God is like a multi-faceted crystal.
Sometimes I spend a long time looking at one facet, thinking I'm
there; but then God shifts, turns, and whole new depths appear.
My default position is optimism. I'm
programmed to find positives and to enjoy life; so all my different
working experiences have had great moments in them and great people
to work with. The Church is the same - yet with the sense that what
we are involved with is always more than what we can see or touch,
with this capacity to transform lives and situations.
Family has always been important to me,
and my sister, niece, and nephew are truly special. The hardest
time of my life was when my parents died suddenly, six months
apart. They weren't young: it wasn't a tragedy; but it is a loss
that shook me deeply. I try not to do regret, but I do wish I had
been able to say goodbye to my parents.
I wanted to be an air hostess, as they
were called then. But I went to a wonderful girls' grammar school,
which led us to believe that, as women, we could achieve anything.
I believed them, and my ambition has always been to make a
difference. And to bring laughter.
There have been a fewSliding
Doorsmoments, when I have
wondered what would have happened if I had turned right instead of
left; but the best decisions were to study for my Master's, then a
doctorate, at Warwick University, and to push the door on
ordination.
My research was in the area of adult
learning, specifically about adult women learning
faith.
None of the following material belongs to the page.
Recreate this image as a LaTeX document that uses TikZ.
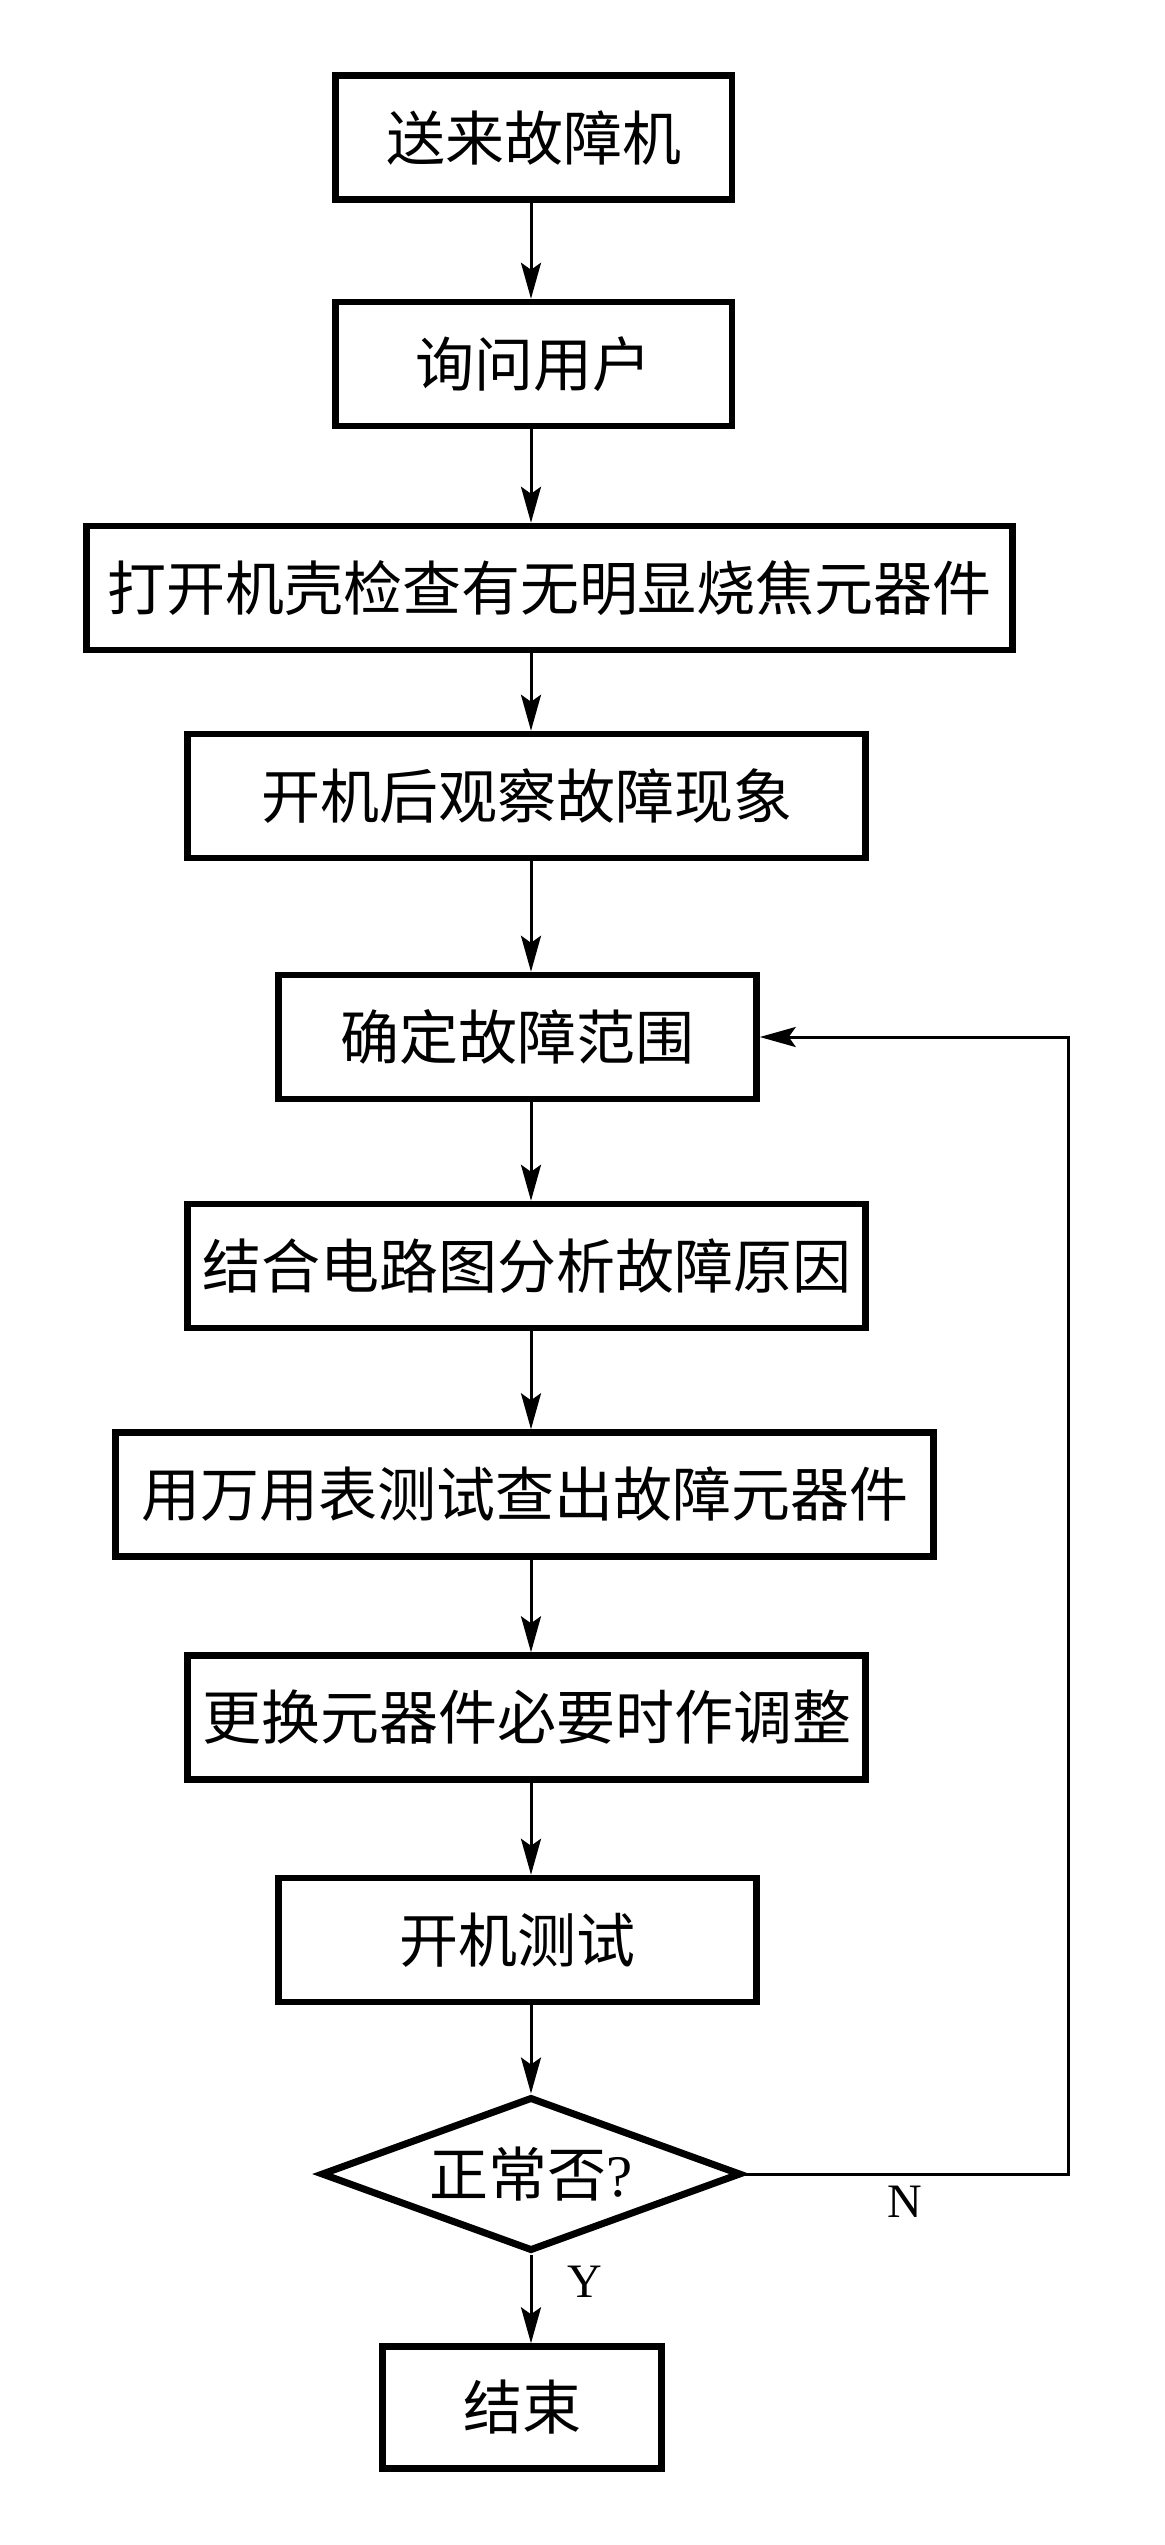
\documentclass[tikz,border=0pt]{standalone}
\usepackage{fontspec}
\setmainfont{Liberation Serif}
\newfontfamily\cjk{Noto Sans CJK SC}
\usetikzlibrary{arrows.meta,shapes.geometric}
\begin{document}
\begin{tikzpicture}[x=0.5pt,y=-0.5pt,
  box/.style={draw, line width=3.25pt, inner sep=0pt, minimum height=62pt,
    font=\cjk\fontsize{29.5}{32}\selectfont},
  dec/.style={draw, diamond, line width=3.5pt, inner sep=0pt, aspect=2.7,
    minimum width=210pt, minimum height=77pt, font=\cjk\fontsize{29.5}{32}\selectfont},
  conn/.style={line width=1.5pt, -{Stealth[length=18pt,width=10pt,inset=3.5pt]}},
  lbl/.style={font=\fontsize{24}{26}\selectfont, inner sep=0pt}
]
\useasboundingbox (0,0) rectangle (1165,2545);
\coordinate (spine) at (531,0);
\coordinate (fb) at (1068,0);

\node[box, minimum width=198.25pt] (b1) at (533.5,137.5) {送来故障机};
\node[box, minimum width=198.25pt] (b2) at (533.5,364) {询问用户};
\node[box, minimum width=463pt] (b3) at (549.5,588) {打开机壳检查有无明显烧焦元器件};
\node[box, minimum width=339pt] (b4) at (526.5,796) {开机后观察故障现象};
\node[box, minimum width=239pt] (b5) at (517.5,1037) {确定故障范围};
\node[box, minimum width=339pt] (b6) at (526.5,1266) {结合电路图分析故障原因};
\node[box, minimum width=409pt] (b7) at (524.5,1494.5) {用万用表测试查出故障元器件};
\node[box, minimum width=339pt] (b8) at (526.5,1717.5) {更换元器件必要时作调整};
\node[box, minimum width=239pt] (b9) at (517.5,1940) {开机测试};
\node[dec] (d) at (531,2174) {正常否{\rmfamily ?}};
\node[box, minimum width=139.5pt, minimum height=61pt] (b11) at (522,2407.5) {结束};

\draw[conn] (b1.south -| spine) -- (b2.north -| spine);
\draw[conn] (b2.south -| spine) -- (b3.north -| spine);
\draw[conn] (b3.south -| spine) -- (b4.north -| spine);
\draw[conn] (b4.south -| spine) -- (b5.north -| spine);
\draw[conn] (b5.south -| spine) -- (b6.north -| spine);
\draw[conn] (b6.south -| spine) -- (b7.north -| spine);
\draw[conn] (b7.south -| spine) -- (b8.north -| spine);
\draw[conn] (b8.south -| spine) -- (b9.north -| spine);
\draw[conn] (b9.south -| spine) -- (d.north);
\draw[conn] (d.south) -- (b11.north -| spine);
\draw[conn] (d.east) -- (fb |- d.east) -- (fb |- b5.east) -- (b5.east);

\node[lbl] (ln) at (905,2202) {N};
\node[lbl] (ly) at (585,2282) {Y};
\end{tikzpicture}
\end{document}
I discovered that women use life-experiences to shape their
faith, rather than formal learning. Women completely undervalue
these: they don't count them as learning.
Very ordinary people think very deeply about matters of
faith. We don't always put enough value on things
people say. They don't use the language of the academy or the
Church. They use homely language - like "christening" instead of
"baptism".
I don't have a grand plan for my life. I
simply want to do what I do well, to be who God has created me to
be, and to enjoy the journey.
I'd like to be remembered for making people feel good
about themselves.
As a teenager, I was deeply influenced by my Crusader
leader, who remains a good friend to this day. I
read widely, and my favourite fictional characters are lifelong
friends, like Anne of Green Gables and the girls at the Chalet
School. Writers who influence me now include Henri Nouwen, Gerard
Manley Hopkins, and Elizabeth Goudge. She's completely out of
fashion and underrated, but her books are embedded with spiritual
values. She writes really well about children, too. If I ever wrote
a biography about someone, it would be her.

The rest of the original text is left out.